Na primeira frente, trata-se de politizar as lutas sociais, capacitando as lideranças a assumir posições de representação política, em estreita ligação com as organizações dos representados. A capacitação política da população deve ser tarefa de partidos com vocação democrática e movimentos sociais de massa, mediante o engajamento das entidades de educação de jovens e adultos, de inclusão digital, de alfabetização de adultos etc..

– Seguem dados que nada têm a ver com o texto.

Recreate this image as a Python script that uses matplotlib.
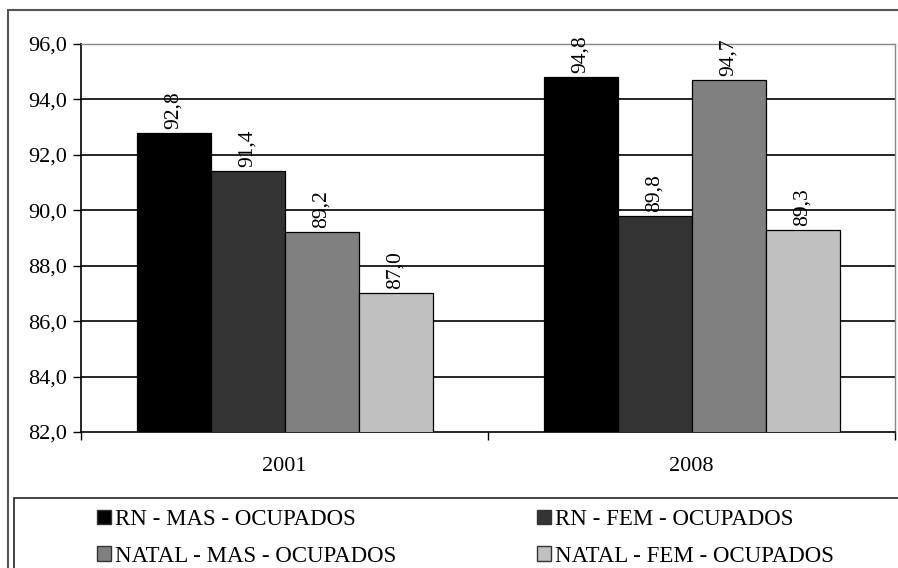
import matplotlib
matplotlib.use("Agg")
import matplotlib.pyplot as plt
from matplotlib.patches import Rectangle, Patch
import numpy as np

categories = ["2001", "2008"]
series_names = ["RN - MAS - OCUPADOS", "RN - FEM - OCUPADOS",
                "NATAL - MAS - OCUPADOS", "NATAL - FEM - OCUPADOS"]
rn_mas = [92.8, 94.8]
rn_fem = [91.4, 89.8]
natal_mas = [89.2, 94.7]
natal_fem = [87.0, 89.3]
yticks = [82, 84, 86, 88, 90, 92, 94, 96]

series = [rn_mas, rn_fem, natal_mas, natal_fem]
colors = ["#000000", "#333333", "#808080", "#c0c0c0"]

plt.rcParams['font.family'] = ['Liberation Serif', 'DejaVu Serif']

W, H = 898, 568
fig = plt.figure(figsize=(W / 100, H / 100), dpi=100)

# outer chart frame (cut off at right/bottom)
fig.patches.append(Rectangle((8 / W, -0.1), 1.2, (H - 10) / H + 0.1,
                             transform=fig.transFigure, fill=False,
                             edgecolor="#555555", linewidth=1.5, zorder=0))

ax = fig.add_axes([81 / W, (H - 432) / H, (895 - 81) / W, (432 - 44) / H])

x = np.arange(len(categories))
bw = 74 / 407
offsets = (np.arange(4) - 1.5) * bw
for s, vals, c, name in zip(range(4), series, colors, series_names):
    ax.bar(x + offsets[s], vals, width=bw, color=c, edgecolor="black",
           linewidth=0.9, label=name, zorder=3)
    for xi, v in zip(x + offsets[s], vals):
        ax.annotate(f"{v:.1f}".replace(".", ","), (xi, v), xytext=(0, 3),
                    textcoords="offset points", rotation=90, ha="center",
                    va="bottom", fontsize=15.5, zorder=4)

ax.set_ylim(82, 96)
ax.set_xlim(-0.5, 1.5)
ax.set_yticks(yticks)
ax.set_yticklabels([f"{t:.1f}".replace(".", ",") for t in yticks], fontsize=16)
for t in yticks[1:-1]:
    ax.axhline(t, color="black", linewidth=1.2, zorder=1)

ax.set_xticks([-0.5, 0.5, 1.5])
ax.set_xticklabels(["", "", ""])
ax.set_xticks(x, minor=True)
ax.set_xticklabels(categories, minor=True, fontsize=16)
ax.tick_params(axis="x", which="minor", length=0, pad=18)
ax.tick_params(axis="x", which="major", length=6, direction="out", width=1)
ax.tick_params(axis="y", length=6, direction="out", width=1, pad=4)

ax.spines["left"].set_color("black")
ax.spines["bottom"].set_color("black")
ax.spines["left"].set_linewidth(1.2)
ax.spines["bottom"].set_linewidth(1.2)
ax.spines["top"].set_color("#888888")
ax.spines["right"].set_color("#888888")
ax.spines["top"].set_linewidth(1.0)
ax.spines["right"].set_linewidth(1.0)

# legend frame (cut off at right/bottom)
fig.patches.append(Rectangle((14 / W, -0.1), 1.2, (H - 498) / H + 0.1,
                             transform=fig.transFigure, fill=False,
                             edgecolor="#222222", linewidth=1.2, zorder=1))

handles = [Patch(facecolor=c, edgecolor="#333333", linewidth=1) for c in colors]
common = dict(loc="upper left", frameon=False, fontsize=16.5, handlelength=0.6,
              handleheight=0.6, handletextpad=0.2, labelspacing=0.68,
              borderpad=0, borderaxespad=0)
fig.legend([handles[0], handles[2]], [series_names[0], series_names[2]],
           bbox_to_anchor=(97 / W, (H - 509) / H), **common)
fig.legend([handles[1], handles[3]], [series_names[1], series_names[3]],
           bbox_to_anchor=(537 / W, (H - 509) / H), **common)

fig.savefig("out.png", dpi=100)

Na segunda frente, urge igualar ao máximo o montante de dinheiro a disposição de cada candidato para fazer campanha. Esse montante pode ser fixado por um Comitê Eleitoral (como é no México) e deve ser suficiente para tornar a candidatura conhecida pelos eleitores; ele deve ser fornecido a cada candidato a fundo perdido, pelo Tesouro público, como parte integrante do gasto eleitoral. O uso de outros fundos, próprios ou alheios deve ser proibido. A corrupção eleitoral, ou seja, a venda por dinheiro de apoio a candidaturas deve ser coibida, investigando-se o enriquecimento súbito de lideranças populares, a difusão de propaganda de candidatos estranhos à comunidade etc.. O acompanhamento da evolução do patrimônio de políticos profissionais, feita hoje em dia, é um ponto de partida encorajador para a erradicação do uso corruptor do dinheiro nas campanhas eleitorais.

 

[1] Imaginemos que o Brasil estivesse dividido em 515 circunscrições eleitorais (número atual de cadeiras na Câmara). Em cada circunscrição seria eleito o candidato com maioria simples de votos. Suponhamos que em 300 delas o PT tivesse 30% dos votos, o PSDB 20% e os demais partidos os restantes 50%; nas outras 215 circunscrições o PT teria 20% dos votos, o PSDB 30% e os outros partidos os 50% restantes.  Como resultado, o PT teria 300 cadeiras e o PSDB 215, ficando todos os demais partidos sem representação na Câmara, embora em conjunto tivessem recebido metade dos votos. Estados Unidos e Grã Bretanha adotam este sistema, que leva naturalmente a sistema bi ou no máximo tripartidário.  Os poucos partidos com poder de decisão tendem a ser semelhantes do ponto de vista político ideológico e não deixam espaço a plataformas inovadoras.